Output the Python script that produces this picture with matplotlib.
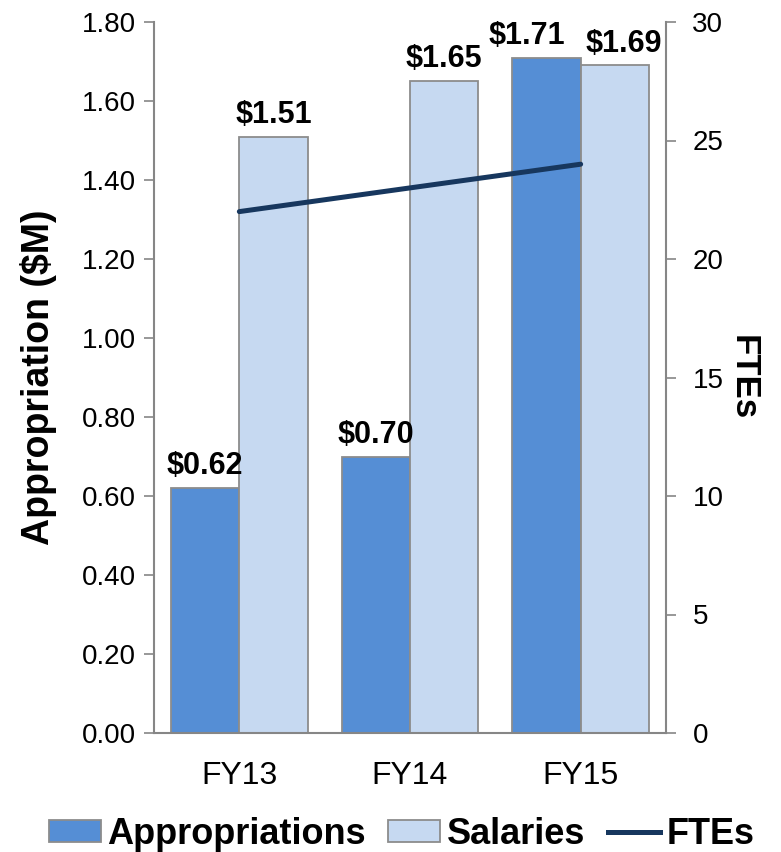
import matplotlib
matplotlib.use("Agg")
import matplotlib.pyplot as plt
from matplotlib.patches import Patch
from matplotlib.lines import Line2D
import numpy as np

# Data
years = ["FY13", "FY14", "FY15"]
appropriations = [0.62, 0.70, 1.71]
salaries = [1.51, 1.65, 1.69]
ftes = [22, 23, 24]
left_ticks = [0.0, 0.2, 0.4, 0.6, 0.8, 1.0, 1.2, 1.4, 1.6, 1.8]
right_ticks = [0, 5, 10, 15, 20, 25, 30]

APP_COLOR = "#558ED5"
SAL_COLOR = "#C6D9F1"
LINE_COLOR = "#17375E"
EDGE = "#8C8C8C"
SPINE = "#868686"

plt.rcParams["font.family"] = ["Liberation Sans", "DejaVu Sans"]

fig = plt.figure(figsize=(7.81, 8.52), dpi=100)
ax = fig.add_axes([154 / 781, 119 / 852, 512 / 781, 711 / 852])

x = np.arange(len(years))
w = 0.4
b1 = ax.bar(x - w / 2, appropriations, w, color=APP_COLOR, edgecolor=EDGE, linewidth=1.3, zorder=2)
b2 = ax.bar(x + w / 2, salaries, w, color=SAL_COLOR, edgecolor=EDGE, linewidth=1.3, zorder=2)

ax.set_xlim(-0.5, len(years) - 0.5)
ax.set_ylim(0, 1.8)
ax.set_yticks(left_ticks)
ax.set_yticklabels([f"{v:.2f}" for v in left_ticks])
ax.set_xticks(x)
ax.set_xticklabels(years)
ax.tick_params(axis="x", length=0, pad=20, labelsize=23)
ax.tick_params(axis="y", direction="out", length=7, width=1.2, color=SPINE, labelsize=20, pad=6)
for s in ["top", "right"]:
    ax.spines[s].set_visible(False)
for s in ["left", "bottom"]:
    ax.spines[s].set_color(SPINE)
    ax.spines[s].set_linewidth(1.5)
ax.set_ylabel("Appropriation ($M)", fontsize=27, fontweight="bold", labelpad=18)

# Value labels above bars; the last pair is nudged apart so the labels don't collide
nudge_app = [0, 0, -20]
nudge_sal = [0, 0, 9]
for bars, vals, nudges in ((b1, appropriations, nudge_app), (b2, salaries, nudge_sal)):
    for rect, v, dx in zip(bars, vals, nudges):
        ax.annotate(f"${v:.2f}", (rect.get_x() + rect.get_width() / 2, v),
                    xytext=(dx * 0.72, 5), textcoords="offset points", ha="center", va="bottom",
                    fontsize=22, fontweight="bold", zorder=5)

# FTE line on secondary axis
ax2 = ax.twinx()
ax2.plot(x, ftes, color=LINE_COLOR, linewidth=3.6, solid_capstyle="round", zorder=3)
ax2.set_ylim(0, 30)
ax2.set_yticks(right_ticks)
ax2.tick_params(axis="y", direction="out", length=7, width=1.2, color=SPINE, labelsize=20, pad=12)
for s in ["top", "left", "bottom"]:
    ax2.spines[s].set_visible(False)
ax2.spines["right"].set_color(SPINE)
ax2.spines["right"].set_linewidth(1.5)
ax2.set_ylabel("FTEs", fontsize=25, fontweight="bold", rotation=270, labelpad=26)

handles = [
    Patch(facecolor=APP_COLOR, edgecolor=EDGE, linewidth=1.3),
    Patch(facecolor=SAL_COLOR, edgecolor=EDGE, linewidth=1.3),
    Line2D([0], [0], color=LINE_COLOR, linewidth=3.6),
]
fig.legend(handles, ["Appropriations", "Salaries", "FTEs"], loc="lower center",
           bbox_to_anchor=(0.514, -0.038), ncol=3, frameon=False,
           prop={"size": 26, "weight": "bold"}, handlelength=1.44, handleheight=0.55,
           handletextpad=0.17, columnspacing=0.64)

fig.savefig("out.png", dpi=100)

[Task prompt]: Give all the lines above again, character for character, without pictures.

[Answer to this task]:
Output the Python script that produces this picture with matplotlib.
import matplotlib
matplotlib.use("Agg")
import matplotlib.pyplot as plt
from matplotlib.patches import Patch
from matplotlib.lines import Line2D
import numpy as np

# Data
years = ["FY13", "FY14", "FY15"]
appropriations = [0.62, 0.70, 1.71]
salaries = [1.51, 1.65, 1.69]
ftes = [22, 23, 24]
left_ticks = [0.0, 0.2, 0.4, 0.6, 0.8, 1.0, 1.2, 1.4, 1.6, 1.8]
right_ticks = [0, 5, 10, 15, 20, 25, 30]

APP_COLOR = "#558ED5"
SAL_COLOR = "#C6D9F1"
LINE_COLOR = "#17375E"
EDGE = "#8C8C8C"
SPINE = "#868686"

plt.rcParams["font.family"] = ["Liberation Sans", "DejaVu Sans"]

fig = plt.figure(figsize=(7.81, 8.52), dpi=100)
ax = fig.add_axes([154 / 781, 119 / 852, 512 / 781, 711 / 852])

x = np.arange(len(years))
w = 0.4
b1 = ax.bar(x - w / 2, appropriations, w, color=APP_COLOR, edgecolor=EDGE, linewidth=1.3, zorder=2)
b2 = ax.bar(x + w / 2, salaries, w, color=SAL_COLOR, edgecolor=EDGE, linewidth=1.3, zorder=2)

ax.set_xlim(-0.5, len(years) - 0.5)
ax.set_ylim(0, 1.8)
ax.set_yticks(left_ticks)
ax.set_yticklabels([f"{v:.2f}" for v in left_ticks])
ax.set_xticks(x)
ax.set_xticklabels(years)
ax.tick_params(axis="x", length=0, pad=20, labelsize=23)
ax.tick_params(axis="y", direction="out", length=7, width=1.2, color=SPINE, labelsize=20, pad=6)
for s in ["top", "right"]:
    ax.spines[s].set_visible(False)
for s in ["left", "bottom"]:
    ax.spines[s].set_color(SPINE)
    ax.spines[s].set_linewidth(1.5)
ax.set_ylabel("Appropriation ($M)", fontsize=27, fontweight="bold", labelpad=18)

# Value labels above bars; the last pair is nudged apart so the labels don't collide
nudge_app = [0, 0, -20]
nudge_sal = [0, 0, 9]
for bars, vals, nudges in ((b1, appropriations, nudge_app), (b2, salaries, nudge_sal)):
    for rect, v, dx in zip(bars, vals, nudges):
        ax.annotate(f"${v:.2f}", (rect.get_x() + rect.get_width() / 2, v),
                    xytext=(dx * 0.72, 5), textcoords="offset points", ha="center", va="bottom",
                    fontsize=22, fontweight="bold", zorder=5)

# FTE line on secondary axis
ax2 = ax.twinx()
ax2.plot(x, ftes, color=LINE_COLOR, linewidth=3.6, solid_capstyle="round", zorder=3)
ax2.set_ylim(0, 30)
ax2.set_yticks(right_ticks)
ax2.tick_params(axis="y", direction="out", length=7, width=1.2, color=SPINE, labelsize=20, pad=12)
for s in ["top", "left", "bottom"]:
    ax2.spines[s].set_visible(False)
ax2.spines["right"].set_color(SPINE)
ax2.spines["right"].set_linewidth(1.5)
ax2.set_ylabel("FTEs", fontsize=25, fontweight="bold", rotation=270, labelpad=26)

handles = [
    Patch(facecolor=APP_COLOR, edgecolor=EDGE, linewidth=1.3),
    Patch(facecolor=SAL_COLOR, edgecolor=EDGE, linewidth=1.3),
    Line2D([0], [0], color=LINE_COLOR, linewidth=3.6),
]
fig.legend(handles, ["Appropriations", "Salaries", "FTEs"], loc="lower center",
           bbox_to_anchor=(0.514, -0.038), ncol=3, frameon=False,
           prop={"size": 26, "weight": "bold"}, handlelength=1.44, handleheight=0.55,
           handletextpad=0.17, columnspacing=0.64)

fig.savefig("out.png", dpi=100)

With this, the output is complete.